With 460 robots, the body shop is 95% automated. Exterior body panels of the new 7-Series are aluminum, as is the engine cradle; inner and outer door panels are laser welded. The trunk lid also is laser welded in three pieces.
In total, the 7-Series body consists of 500 parts and requires 427 ft. (130 m) of structural glue, 98 ft. (30m) of laser welds, 5,700 welding points, 600 rivets and 160 screws or fasteners.
The paint shop was rebuilt for 7-Series assembly to accommodate the industry’s longest electrophoretically deposited paint drying line, measuring 787 ft. (240 m).
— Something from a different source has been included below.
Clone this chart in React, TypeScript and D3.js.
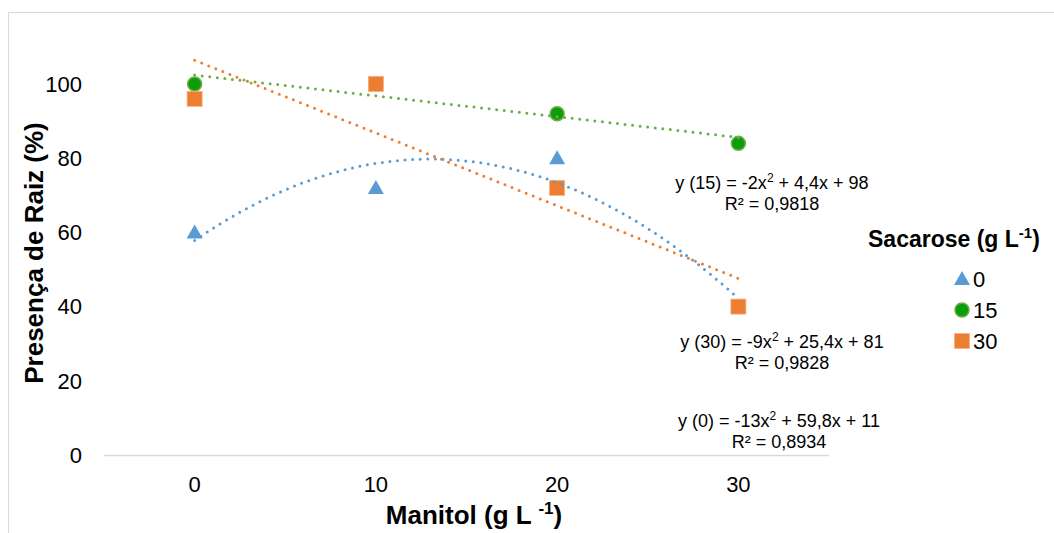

Conventional driers are half the length.
Plant officials say the line needs to be so long because the wet-on-wet paint process requires slow heating followed by gradual cooling for a more durable paint job.
It takes 14 hours to paint the new 7-Series and about 50 hours to complete vehicle assembly, including quality checks.
Worker places BMW badge on hood of ’16 BMW 7-Series.
To reduce the inventory of parts on the plant floor, management switched to “material trains,” some of them self-driven, to haul racks of components wherever they are needed on the line.
Also for the 7-Series launch, camera gates were improved to ensure more thorough evaluations of each vehicle as it advances from station to station.
There are three camera gates, and a car spends 82 seconds in each one as 3,500 scans are performed to ensure, for instance, holes in the body are plugged and fasteners, bolts and rivets are properly placed.
The plant floor has a semi-anechoic wind chamber to conduct acoustic analysis and identify unwanted noise within the cabin while the vehicle runs at speeds up to 162 mph (260 km/h) on a full chassis dynamometer.
The quality department also includes optical and tactile measuring stations to check gaps between body panels and to watch for deviations anywhere on the body.
For the first 1½ years after a new vehicle launches, the department will sample about 100 vehicles for detailed analysis, even assessing the quality and composition of door seals from suppliers.